Twelve years ago I had an incredibly vivid dream about being in Chile. It was sunset. The sky was a deep orange and I was walking along a quiet road that was littered with purple blossom. Unlike most dreams, which are usually a montage of random nonsense, this one was quite explicit: go to Chile.
As a hardcore rationalist, I dismissed the dream's message. I had no connection with Chile and had never visited South America, so why was this dream so compelling? Was it anything to do with the fact that it was February and I was working in Slough? More than likely.
Three days later, in a moment of madness, I picked up my credit card and booked a flight to Santiago.
Three weeks later - exactly twelve years ago - I was in Puerto Montt in the south of Chile, wondering what I was doing there. I had travelled to Chile in search of warmth and sunshine, but had travelled so far south that the climate was beginning to feel very British.
Even the landscape looked familiar. Frisian cows grazed in lush green fields bordered by blackberry bushes. Blue skies were dotted with white, puffy cumulonimbus clouds. It could almost have been Devon, apart from the snow-capped, smoking volcano in the distance.
When I arrived at Puerto Montt, the sky was grey and the sea a familiar dull turquoise. It was like Bognor Regis.
I found a cheap room, with a window that turned out to be directly above the outflow vent of a restaurant kitchen. Soon, everything I wore stank of cooking oil, but that was the least of my worries. Earlier that day I had decided to visit the loo on my coach and as I shut the door behind me, the wheels went over a cattle grid and the urine of several dozen passengers splashed up onto my jacket.
I decided that my sartorial demise ruled out restaurants, so I decided to wander around the town in search of a decent cafe.
Puerto Montt was an intriguing mixture of slightly rundown buildings with corrugated tin roofs and a modern shopping mall that looked as if it has been stolen from Fresno. Outside the smart chain stores, hawkers lined the streets selling socks, felt tip pens and used plastic bags. Most of the people were either Indian or mixed race, but all of the adverts featured European faces.
As I walked towards the seafront, I saw a circus:
It was a sorry sight. There were no acrobats or clowns around, but several ill-fed, badly-treated animals. In the picture below, a group of people were deriving great pleasure from watching a monkey that was tethered to a chain, trying to free itself. As you can see, it was too much excitement for the man lying on the ground:
But the saddest sight of all was this:
My camera, which was one of my most ill-advised purchases (remember the so-called Advanced Photographic System?), fails to capture the dull, mangy coat of the lion. The cage was so small that the lion was barely able to turn.

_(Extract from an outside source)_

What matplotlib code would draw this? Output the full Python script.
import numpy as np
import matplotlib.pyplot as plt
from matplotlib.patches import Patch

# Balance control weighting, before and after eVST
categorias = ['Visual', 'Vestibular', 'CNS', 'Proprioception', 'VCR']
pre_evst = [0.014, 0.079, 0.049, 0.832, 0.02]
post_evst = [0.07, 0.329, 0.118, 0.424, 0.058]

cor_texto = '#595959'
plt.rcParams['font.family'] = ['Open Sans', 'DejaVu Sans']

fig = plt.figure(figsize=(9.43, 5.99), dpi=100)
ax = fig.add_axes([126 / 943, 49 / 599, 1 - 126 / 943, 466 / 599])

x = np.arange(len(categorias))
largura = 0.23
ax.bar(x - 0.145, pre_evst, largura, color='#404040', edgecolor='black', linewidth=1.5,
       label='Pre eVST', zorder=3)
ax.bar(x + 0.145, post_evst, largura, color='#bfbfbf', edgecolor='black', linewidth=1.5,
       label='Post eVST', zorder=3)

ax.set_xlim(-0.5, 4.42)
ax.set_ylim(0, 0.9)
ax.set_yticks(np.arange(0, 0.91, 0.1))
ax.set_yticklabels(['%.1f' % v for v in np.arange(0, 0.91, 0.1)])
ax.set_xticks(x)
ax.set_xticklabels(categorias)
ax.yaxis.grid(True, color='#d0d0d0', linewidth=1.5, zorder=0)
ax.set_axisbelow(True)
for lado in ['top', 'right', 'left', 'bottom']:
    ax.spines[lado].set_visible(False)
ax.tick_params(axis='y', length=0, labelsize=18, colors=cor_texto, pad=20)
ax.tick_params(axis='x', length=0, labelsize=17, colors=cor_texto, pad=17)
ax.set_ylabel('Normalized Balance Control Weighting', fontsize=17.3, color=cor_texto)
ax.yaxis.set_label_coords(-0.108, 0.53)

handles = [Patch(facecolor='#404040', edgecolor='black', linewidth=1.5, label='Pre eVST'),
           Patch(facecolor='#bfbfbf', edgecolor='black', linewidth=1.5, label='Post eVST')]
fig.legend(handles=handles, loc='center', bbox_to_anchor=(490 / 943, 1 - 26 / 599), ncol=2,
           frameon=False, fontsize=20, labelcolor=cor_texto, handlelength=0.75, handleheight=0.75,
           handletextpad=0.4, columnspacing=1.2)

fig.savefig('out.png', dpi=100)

I was glad that I was staying in Puerto Montt for just the one night. Even so, it still beat Slough. The next day, I boarded a ferry and travelled to the island of Chiloe.
Chiloe was one of the wettest places I've ever visited. Luckily the oil from the kitchen vent had waterproofed my clothes. I smelt awful, but at least I was dry.
When the sun came out, Chiloe was stunning. The palafitos in Castro, the island's capital, are now a UN World Heritage site (I think, or I could be making that up).
I had planned to arrive in Castro on 3rd March - my birthday - and spend the evening celebrating in the best restaurant I could find. Sadly, five minutes after leaving the hotel I was caught in a downpour and, rather than let my desert boots get completely soaked, dashed into a nearby restaurant.
The moment I entered I knew I had made a mistake. It wasn't just the smell of rot and vomit, but also the lack of customers that was offputting. I decided to try and keep an open mind, but the food was gaggingly, gut-wrenchingly awful. As for the wine, I can only assume that there was a bet on in the kitchen to see whether the Englishman in the corner would drink a glass of genuine piss.
It was a very weird birthday, but memorable.
The next day the rain was so bad that I couldn't go out. I turned on the only English television channel to find Kevin Costner's Waterworld. Those are the darker moments of travel: rain, bad food and a Kevin Costner movie. Luckily I had a copy of Bleak House with me.
Obviously this post has been inspired by the news coverage of Saturday's earthquake. In spite of some rather odd experiences, I quickly fell in love with Chile. It is a magical place. I no longer dream about Chile in my sleep, but when it is February and the sky is permanently grey and the air is cold and damp, I know that there is somewhere in the world where I can feel the sun on my skin and pick blackberries.